What is asked >> In the material below, please retype the lines from the very first through the one with "(flowtitle) at (151,288)", exactly and without pictures.
=====
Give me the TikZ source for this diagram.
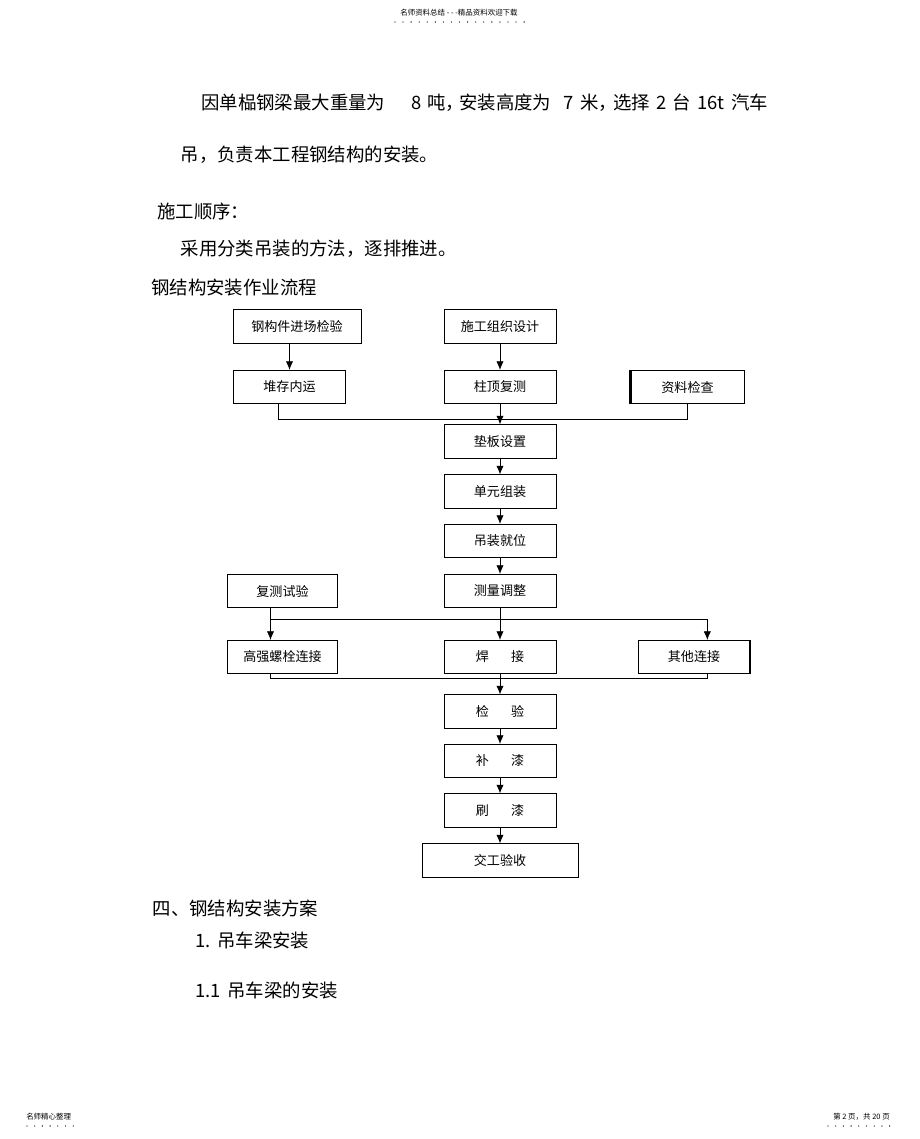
\documentclass[tikz,border=0pt]{standalone}
\usepackage{fontspec}
\setmainfont{Noto Sans CJK SC}
\usetikzlibrary{arrows.meta}

\tikzset{
	flowbox/.style={draw, line width=0.6pt, minimum width=84pt, minimum height=25pt, inner sep=1pt, font=\fontsize{9.8pt}{11pt}\selectfont},
	flowarrow/.style={-{Latex[length=6.5pt,width=5.5pt]}, line width=0.6pt},
	flowline/.style={line width=0.6pt},
	bodytext/.style={anchor=west, inner sep=0pt, font=\fontsize{13.8pt}{16pt}\selectfont},
	smalltext/.style={inner sep=0pt, font=\fontsize{5.6pt}{7pt}\selectfont}
}

\begin{document}
\begin{tikzpicture}[x=0.75pt, y=-0.75pt]

		\fill[white] (0,0) rectangle (920,1139);
		\useasboundingbox (0,0) rectangle (920,1139);

		\node[smalltext] (head) at (459,13) {名师资料总结 - - -精品资料欢迎下载};
		\foreach \i in {0,...,16} \fill (395+\i*8.07,22) circle (0.5pt);

		\node[bodytext] (para1) at (201,103) {因单榀钢梁最大重量为\hspace{20pt}8\hspace{4pt}吨\makebox[10pt][l]{，}安装高度为\hspace{9pt}7\hspace{5pt}米\makebox[11pt][l]{，}选择\hspace{5pt}2\hspace{4pt}台\hspace{5pt}16t\hspace{5pt}汽车};
		\node[bodytext] (para2) at (180.5,155) {吊，负责本工程钢结构的安装。};
		\node[bodytext] (order) at (157,211) {施工顺序：};
		\node[bodytext] (method) at (180.5,249) {采用分类吊装的方法，逐排推进。};
		\node[bodytext] (flowtitle) at (151,288) {钢结构安装作业流程};

		\node[flowbox, minimum width=96pt] (jgjjc) at (297,326.5) {钢构件进场检验};
		\node[flowbox] (sgzzsj) at (500,326.5) {施工组织设计};
		\node[flowbox] (dcny) at (289.5,387) {堆存内运};
		\node[flowbox] (zdfc) at (500,387) {柱顶复测};
		\node[flowbox, minimum width=85pt] (zljc) at (687.5,387) {资料检查};
		\node[flowbox] (dbsz) at (500,441.5) {垫板设置};
		\node[flowbox] (dyzz) at (500,491.5) {单元组装};
		\node[flowbox] (dzjw) at (500,541) {吊装就位};
		\node[flowbox, minimum width=83pt] (fcsy) at (282.5,591) {复测试验};
		\node[flowbox] (cltz) at (500,591) {测量调整};
		\node[flowbox, minimum width=83pt] (gqls) at (282.5,657) {高强螺栓连接};
		\node[flowbox] (hj) at (500,657) {焊\hspace{1.7em}接};
		\node[flowbox] (qtlj) at (694,657) {其他连接};
		\node[flowbox] (jy) at (500,711.5) {检\hspace{1.7em}验};
		\node[flowbox] (bq) at (500,761) {补\hspace{1.7em}漆};
		\node[flowbox] (sq) at (500,810.5) {刷\hspace{1.7em}漆};
		\node[flowbox, minimum width=117pt] (jgys) at (500,860.5) {交工验收};

		\draw[line width=1.6pt] (zljc.north west) -- (zljc.south west);
		\draw[line width=1.6pt] (qtlj.north east) -- (qtlj.south east);

		\draw[flowarrow] (dcny.north |- jgjjc.south) -- (dcny.north);
		\draw[flowarrow] (sgzzsj) -- (zdfc);
		\draw[flowline] ([xshift=-8.25pt]dcny.south) -- ++(0,15) -| (zljc.south);
		\draw[flowarrow] (zdfc) -- (dbsz);
		\draw[flowarrow] (dbsz) -- (dyzz);
		\draw[flowarrow] (dyzz) -- (dzjw);
		\draw[flowarrow] (dzjw) -- (cltz);
		\draw[flowarrow] (cltz) -- (hj);
		\draw[flowarrow] ([xshift=-9pt]fcsy.south) -- ([xshift=-9pt]gqls.north);
		\draw[flowarrow] ([xshift=-9pt]fcsy.south) -- ++(0,11) -| ([xshift=10pt]qtlj.north);
		\draw[flowline] ([xshift=-9pt]gqls.south) -- ++(0,4.5) -| ([xshift=10pt]qtlj.south);
		\draw[flowarrow] (hj) -- (jy);
		\draw[flowarrow] (jy) -- (bq);
		\draw[flowarrow] (bq) -- (sq);
		\draw[flowarrow] (sq) -- (jgys);

		\node[bodytext] (sec4) at (152.5,908) {四、钢结构安装方案};
		\node[bodytext] (sec41) at (195,940) {1.\hspace{5pt}吊车梁安装};
		\node[bodytext] (sec411) at (195,990) {1.1\hspace{5pt}吊车梁的安装};

		\node[smalltext, anchor=west] (footl) at (26,1117) {名师精心整理};
		\foreach \i in {0,...,6} \fill (27+\i*7.7,1126) circle (0.5pt);
		\node[smalltext, anchor=east] (footr) at (890,1117) {第 2 页，共 20 页};
		\foreach \i in {0,...,8} \fill (828+\i*7.7,1126) circle (0.5pt);

\end{tikzpicture}
\end{document}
=====
Task solution >>
Give me the TikZ source for this diagram.
\documentclass[tikz,border=0pt]{standalone}
\usepackage{fontspec}
\setmainfont{Noto Sans CJK SC}
\usetikzlibrary{arrows.meta}

\tikzset{
	flowbox/.style={draw, line width=0.6pt, minimum width=84pt, minimum height=25pt, inner sep=1pt, font=\fontsize{9.8pt}{11pt}\selectfont},
	flowarrow/.style={-{Latex[length=6.5pt,width=5.5pt]}, line width=0.6pt},
	flowline/.style={line width=0.6pt},
	bodytext/.style={anchor=west, inner sep=0pt, font=\fontsize{13.8pt}{16pt}\selectfont},
	smalltext/.style={inner sep=0pt, font=\fontsize{5.6pt}{7pt}\selectfont}
}

\begin{document}
\begin{tikzpicture}[x=0.75pt, y=-0.75pt]

		\fill[white] (0,0) rectangle (920,1139);
		\useasboundingbox (0,0) rectangle (920,1139);

		\node[smalltext] (head) at (459,13) {名师资料总结 - - -精品资料欢迎下载};
		\foreach \i in {0,...,16} \fill (395+\i*8.07,22) circle (0.5pt);

		\node[bodytext] (para1) at (201,103) {因单榀钢梁最大重量为\hspace{20pt}8\hspace{4pt}吨\makebox[10pt][l]{，}安装高度为\hspace{9pt}7\hspace{5pt}米\makebox[11pt][l]{，}选择\hspace{5pt}2\hspace{4pt}台\hspace{5pt}16t\hspace{5pt}汽车};
		\node[bodytext] (para2) at (180.5,155) {吊，负责本工程钢结构的安装。};
		\node[bodytext] (order) at (157,211) {施工顺序：};
		\node[bodytext] (method) at (180.5,249) {采用分类吊装的方法，逐排推进。};
		\node[bodytext] (flowtitle) at (151,288) {钢结构安装作业流程};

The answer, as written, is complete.